Language is a tremendously interesting phenomenon. It is the verbalization of concepts that can exist independently in our heads. ‘Blue’ and ‘Brother’ are concepts (the colour of the sky (a concept in its own right), and a man who has the same parents as me). They do not even need a sound to be associated with them to exist. And that sound does not necessarily have to have a written representation either. But you could attach such a sound to either one of these concepts and then you’d have the beginnings of a language. Another person might assign different sounds to them and then you’d have to learn the concepts behind the words in order to learn their language and to translate your thoughts into sounds that they would understand. So the concepts are the key.

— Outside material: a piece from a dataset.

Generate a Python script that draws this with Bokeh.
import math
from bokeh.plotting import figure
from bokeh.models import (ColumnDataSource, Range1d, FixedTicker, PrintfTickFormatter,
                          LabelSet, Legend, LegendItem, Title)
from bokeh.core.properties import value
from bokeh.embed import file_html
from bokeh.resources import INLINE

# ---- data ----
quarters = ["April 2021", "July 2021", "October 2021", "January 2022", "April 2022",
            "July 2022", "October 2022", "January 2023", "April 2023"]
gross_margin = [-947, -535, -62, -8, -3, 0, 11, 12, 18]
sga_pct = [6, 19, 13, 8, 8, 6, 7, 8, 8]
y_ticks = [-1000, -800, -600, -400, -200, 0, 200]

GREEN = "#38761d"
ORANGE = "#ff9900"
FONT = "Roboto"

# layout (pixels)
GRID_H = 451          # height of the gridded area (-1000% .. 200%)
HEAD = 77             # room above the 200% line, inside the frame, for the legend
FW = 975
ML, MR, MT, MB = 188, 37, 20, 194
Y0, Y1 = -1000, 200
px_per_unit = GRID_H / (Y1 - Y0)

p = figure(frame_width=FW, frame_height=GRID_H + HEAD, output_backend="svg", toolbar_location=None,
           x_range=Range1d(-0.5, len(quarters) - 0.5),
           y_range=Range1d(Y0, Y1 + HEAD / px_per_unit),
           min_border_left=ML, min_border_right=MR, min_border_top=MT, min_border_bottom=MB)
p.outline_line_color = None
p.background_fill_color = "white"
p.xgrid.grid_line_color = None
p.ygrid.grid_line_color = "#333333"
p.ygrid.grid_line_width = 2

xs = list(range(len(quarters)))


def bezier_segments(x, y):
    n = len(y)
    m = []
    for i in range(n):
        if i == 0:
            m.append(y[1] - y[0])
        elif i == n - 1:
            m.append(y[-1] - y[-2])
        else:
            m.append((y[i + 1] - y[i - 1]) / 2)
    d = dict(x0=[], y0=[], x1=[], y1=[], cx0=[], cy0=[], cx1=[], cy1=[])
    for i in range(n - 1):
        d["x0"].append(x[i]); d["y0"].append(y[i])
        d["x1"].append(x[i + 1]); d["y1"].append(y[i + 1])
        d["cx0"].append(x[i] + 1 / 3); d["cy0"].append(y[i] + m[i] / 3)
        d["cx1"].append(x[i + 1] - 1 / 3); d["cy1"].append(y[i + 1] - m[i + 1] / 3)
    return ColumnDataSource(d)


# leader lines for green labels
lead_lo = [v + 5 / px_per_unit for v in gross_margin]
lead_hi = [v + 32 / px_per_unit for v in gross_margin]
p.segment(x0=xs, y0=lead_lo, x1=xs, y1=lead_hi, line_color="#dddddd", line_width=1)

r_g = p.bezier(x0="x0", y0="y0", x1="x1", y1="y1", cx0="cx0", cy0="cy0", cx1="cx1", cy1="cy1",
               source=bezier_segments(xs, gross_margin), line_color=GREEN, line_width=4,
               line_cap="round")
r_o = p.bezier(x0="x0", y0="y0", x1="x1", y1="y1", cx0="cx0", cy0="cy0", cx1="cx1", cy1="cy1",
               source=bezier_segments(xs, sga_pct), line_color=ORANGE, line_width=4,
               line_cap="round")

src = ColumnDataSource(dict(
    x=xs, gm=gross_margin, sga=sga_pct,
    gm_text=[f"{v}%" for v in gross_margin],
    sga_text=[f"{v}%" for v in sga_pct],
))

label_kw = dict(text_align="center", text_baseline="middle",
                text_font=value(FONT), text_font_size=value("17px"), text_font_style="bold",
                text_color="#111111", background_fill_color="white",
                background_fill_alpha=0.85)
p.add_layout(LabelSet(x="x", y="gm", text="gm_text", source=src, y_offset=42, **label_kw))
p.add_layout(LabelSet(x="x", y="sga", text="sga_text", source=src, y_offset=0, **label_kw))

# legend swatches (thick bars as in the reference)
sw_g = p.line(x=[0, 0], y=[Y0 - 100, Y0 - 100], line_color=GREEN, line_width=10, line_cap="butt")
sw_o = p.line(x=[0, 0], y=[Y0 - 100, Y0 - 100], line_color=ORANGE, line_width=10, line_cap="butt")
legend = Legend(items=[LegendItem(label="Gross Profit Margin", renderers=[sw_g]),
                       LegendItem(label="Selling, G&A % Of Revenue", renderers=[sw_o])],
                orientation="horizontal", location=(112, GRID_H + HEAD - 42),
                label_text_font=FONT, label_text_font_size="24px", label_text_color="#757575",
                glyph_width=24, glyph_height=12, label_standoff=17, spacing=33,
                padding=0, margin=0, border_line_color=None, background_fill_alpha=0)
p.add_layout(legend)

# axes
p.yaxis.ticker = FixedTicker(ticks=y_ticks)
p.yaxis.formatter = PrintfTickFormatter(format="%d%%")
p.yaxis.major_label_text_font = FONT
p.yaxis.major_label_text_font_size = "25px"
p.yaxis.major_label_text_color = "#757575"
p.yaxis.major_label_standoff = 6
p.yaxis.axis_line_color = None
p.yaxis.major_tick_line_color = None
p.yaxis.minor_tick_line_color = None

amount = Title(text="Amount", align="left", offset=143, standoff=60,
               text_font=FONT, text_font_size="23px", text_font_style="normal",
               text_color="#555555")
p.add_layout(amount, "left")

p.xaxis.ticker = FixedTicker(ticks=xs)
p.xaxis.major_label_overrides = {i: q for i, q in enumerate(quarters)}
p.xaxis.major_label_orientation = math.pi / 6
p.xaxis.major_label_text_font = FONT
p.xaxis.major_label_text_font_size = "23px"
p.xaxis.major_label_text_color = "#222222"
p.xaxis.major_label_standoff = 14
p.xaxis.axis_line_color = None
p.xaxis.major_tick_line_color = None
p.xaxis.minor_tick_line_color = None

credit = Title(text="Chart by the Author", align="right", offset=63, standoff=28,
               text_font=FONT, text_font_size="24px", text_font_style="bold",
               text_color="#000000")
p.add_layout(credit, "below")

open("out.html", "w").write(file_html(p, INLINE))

The next issue is that concepts do not map 1:1 from one language to another. Maybe some concepts don’t exist in another language (try to translate ‘schadenfreude’ from German to another language, or the Dutch word ‘Gezellig’). The more languages I learn (Dutch, German, English, Polish, a bit of French, a bit of Latin, a bit of Spanish), the more frequently I run into words that I can’t easily translate from one language to another.

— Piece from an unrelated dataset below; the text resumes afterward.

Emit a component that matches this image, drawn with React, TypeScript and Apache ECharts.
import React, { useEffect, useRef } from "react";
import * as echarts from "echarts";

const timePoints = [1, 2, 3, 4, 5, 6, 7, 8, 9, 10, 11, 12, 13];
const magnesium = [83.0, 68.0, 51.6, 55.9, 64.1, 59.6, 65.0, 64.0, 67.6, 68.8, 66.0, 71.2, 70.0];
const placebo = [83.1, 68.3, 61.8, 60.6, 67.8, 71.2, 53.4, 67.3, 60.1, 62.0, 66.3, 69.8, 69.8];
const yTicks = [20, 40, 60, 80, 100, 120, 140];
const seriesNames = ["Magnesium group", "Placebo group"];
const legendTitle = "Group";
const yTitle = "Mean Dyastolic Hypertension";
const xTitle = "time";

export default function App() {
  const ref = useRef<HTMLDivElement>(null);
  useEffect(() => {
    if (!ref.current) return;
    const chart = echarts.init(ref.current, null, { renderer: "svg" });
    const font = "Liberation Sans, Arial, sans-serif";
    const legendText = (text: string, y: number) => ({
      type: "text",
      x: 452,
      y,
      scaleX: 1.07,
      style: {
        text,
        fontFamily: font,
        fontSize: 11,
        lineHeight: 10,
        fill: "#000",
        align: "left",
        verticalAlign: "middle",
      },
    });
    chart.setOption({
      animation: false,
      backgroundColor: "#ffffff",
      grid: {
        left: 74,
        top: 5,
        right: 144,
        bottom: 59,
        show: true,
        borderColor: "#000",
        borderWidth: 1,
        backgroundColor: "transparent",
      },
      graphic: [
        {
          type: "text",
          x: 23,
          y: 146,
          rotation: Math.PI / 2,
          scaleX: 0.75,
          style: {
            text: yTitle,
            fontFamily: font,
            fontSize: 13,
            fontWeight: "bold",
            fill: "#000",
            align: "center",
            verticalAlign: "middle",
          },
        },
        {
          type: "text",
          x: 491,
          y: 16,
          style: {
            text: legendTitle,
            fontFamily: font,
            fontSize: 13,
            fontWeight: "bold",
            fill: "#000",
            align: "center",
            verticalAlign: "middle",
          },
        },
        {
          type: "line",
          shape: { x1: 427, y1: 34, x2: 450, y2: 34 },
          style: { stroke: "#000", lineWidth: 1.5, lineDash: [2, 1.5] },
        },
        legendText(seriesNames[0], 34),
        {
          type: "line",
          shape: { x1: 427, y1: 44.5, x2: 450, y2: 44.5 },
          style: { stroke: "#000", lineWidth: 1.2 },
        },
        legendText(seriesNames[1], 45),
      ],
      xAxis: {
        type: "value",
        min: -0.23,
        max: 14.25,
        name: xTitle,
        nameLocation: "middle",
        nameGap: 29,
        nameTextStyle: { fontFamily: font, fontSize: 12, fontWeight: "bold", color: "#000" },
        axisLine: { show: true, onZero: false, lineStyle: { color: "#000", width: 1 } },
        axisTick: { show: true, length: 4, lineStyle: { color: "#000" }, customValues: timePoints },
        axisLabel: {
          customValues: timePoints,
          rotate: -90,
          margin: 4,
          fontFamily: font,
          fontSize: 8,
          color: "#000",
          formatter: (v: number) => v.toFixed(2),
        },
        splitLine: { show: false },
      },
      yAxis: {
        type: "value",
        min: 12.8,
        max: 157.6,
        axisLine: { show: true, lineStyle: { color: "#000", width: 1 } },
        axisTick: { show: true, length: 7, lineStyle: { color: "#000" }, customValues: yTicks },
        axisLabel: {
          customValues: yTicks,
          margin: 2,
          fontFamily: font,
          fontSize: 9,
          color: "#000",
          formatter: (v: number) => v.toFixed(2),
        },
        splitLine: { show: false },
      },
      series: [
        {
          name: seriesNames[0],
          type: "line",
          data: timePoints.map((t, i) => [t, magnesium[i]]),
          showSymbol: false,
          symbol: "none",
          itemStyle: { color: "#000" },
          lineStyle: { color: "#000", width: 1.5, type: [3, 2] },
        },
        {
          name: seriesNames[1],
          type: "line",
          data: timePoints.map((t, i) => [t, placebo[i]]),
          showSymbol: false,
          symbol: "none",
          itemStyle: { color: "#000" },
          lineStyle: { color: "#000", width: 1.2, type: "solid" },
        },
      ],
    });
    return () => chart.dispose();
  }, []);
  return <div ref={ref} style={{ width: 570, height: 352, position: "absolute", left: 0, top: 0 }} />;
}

Then there are synonyms (concepts with multiple representations) and homonyms (multiple concepts that map onto the same spelling), homophones (multiple concepts that sound the same) and so on. These complicate the structure of language quite a bit. Furthermore not every language treats its words as ‘immutable elements’, many languages will modify words dependent on where they are used in a sentence or upon some other contextual element (or who the speaker is, what their relative social status is and so on). Fascinating!!

So, consider my interest engaged :) To find a starting point in all this I’d like to know what the most useful words are. That’s a suspiciously simple question, and like most questions like that the answer is extremely complex and depends on a ton of outside factors. For a lawyer visiting a university abroad to learn about the local legal system that answer is different than for a tourist visiting a museum or even a tourist in a restaurant. Context is everything. And yet, there must be some subset of language that everbody would agree is useful. And beyond mere words, there must be sentences that are more useful than others (and ditto sentence fragments).

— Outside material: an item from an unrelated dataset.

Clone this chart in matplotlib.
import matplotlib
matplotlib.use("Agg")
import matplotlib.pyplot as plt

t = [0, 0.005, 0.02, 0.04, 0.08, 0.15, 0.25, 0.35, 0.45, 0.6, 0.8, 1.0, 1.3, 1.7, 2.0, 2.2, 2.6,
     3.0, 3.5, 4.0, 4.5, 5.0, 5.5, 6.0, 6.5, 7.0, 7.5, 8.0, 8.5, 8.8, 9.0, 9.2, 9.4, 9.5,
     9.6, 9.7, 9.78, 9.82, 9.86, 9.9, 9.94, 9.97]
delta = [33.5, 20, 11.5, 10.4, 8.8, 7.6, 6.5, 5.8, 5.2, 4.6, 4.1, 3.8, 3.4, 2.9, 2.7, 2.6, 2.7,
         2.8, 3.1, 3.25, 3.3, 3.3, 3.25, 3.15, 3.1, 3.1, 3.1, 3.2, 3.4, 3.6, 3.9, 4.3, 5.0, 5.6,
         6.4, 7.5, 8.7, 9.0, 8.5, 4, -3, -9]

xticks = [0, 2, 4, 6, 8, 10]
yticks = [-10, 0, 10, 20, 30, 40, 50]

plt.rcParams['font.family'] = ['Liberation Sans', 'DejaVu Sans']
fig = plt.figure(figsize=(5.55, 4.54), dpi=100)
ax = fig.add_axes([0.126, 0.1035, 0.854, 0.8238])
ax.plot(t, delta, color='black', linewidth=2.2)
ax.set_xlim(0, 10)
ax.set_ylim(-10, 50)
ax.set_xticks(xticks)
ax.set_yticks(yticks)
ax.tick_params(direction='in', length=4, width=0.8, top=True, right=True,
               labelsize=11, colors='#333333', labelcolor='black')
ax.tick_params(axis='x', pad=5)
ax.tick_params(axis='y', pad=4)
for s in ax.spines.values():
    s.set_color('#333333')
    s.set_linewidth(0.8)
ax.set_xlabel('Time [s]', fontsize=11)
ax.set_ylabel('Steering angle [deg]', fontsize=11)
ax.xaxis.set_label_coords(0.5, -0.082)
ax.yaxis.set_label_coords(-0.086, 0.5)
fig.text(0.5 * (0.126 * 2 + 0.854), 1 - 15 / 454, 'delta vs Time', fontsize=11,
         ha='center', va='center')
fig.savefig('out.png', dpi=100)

Searching around the web for a nice body of spoken text I found this beautiful collection of spoken text. After downloading it and cleaning it up a bit here are the results for the first 30 most spoken words in English (as used in those transcripts, of course this is not) and their frequency in that corpus:

   1508 she
   1535 on
   1542 there
   1613 just
   1632 but
   1826 what
   1841 yeah
   1928 so
   1981 this
   2050 we
   2133 are
   2224 like
   2339 he
   2370 have
   2598 know
   2662 do
   2663 they
   2872 in
   3001 was
   3257 of
   4257 not
   4821 a
   4832 to
   5702 that
   5844 it
   6669 you
   7219 and
   8126 is
   8181 the
   8895 I

You can immediately see how (at least in the English language) a high frequency of use means that words are short, language has optimized itself over time to be economic with the bandwidth between the speakers and the listeners. Longer words are typically used less frequently.

So if I would use this list that I have generated as a basis for learning individual words on flashcards that would be one first step in the right direction. And that list could be cross-checked and corrected using resources such as this list of the top 1500 nouns. Next I need to translate them and come up with a datastructure that will hold the concepts and the representations in the various languages, attributes of words and so on.

This is starting to be a fun project :)! It is also of course a very nice way to procrastinate but I think that in the process of setting this up I might actually learn some Romanian too. And meanwhile I’ll continue to use MemRise, don’t throw away your old shoes before you’ve got your new ones.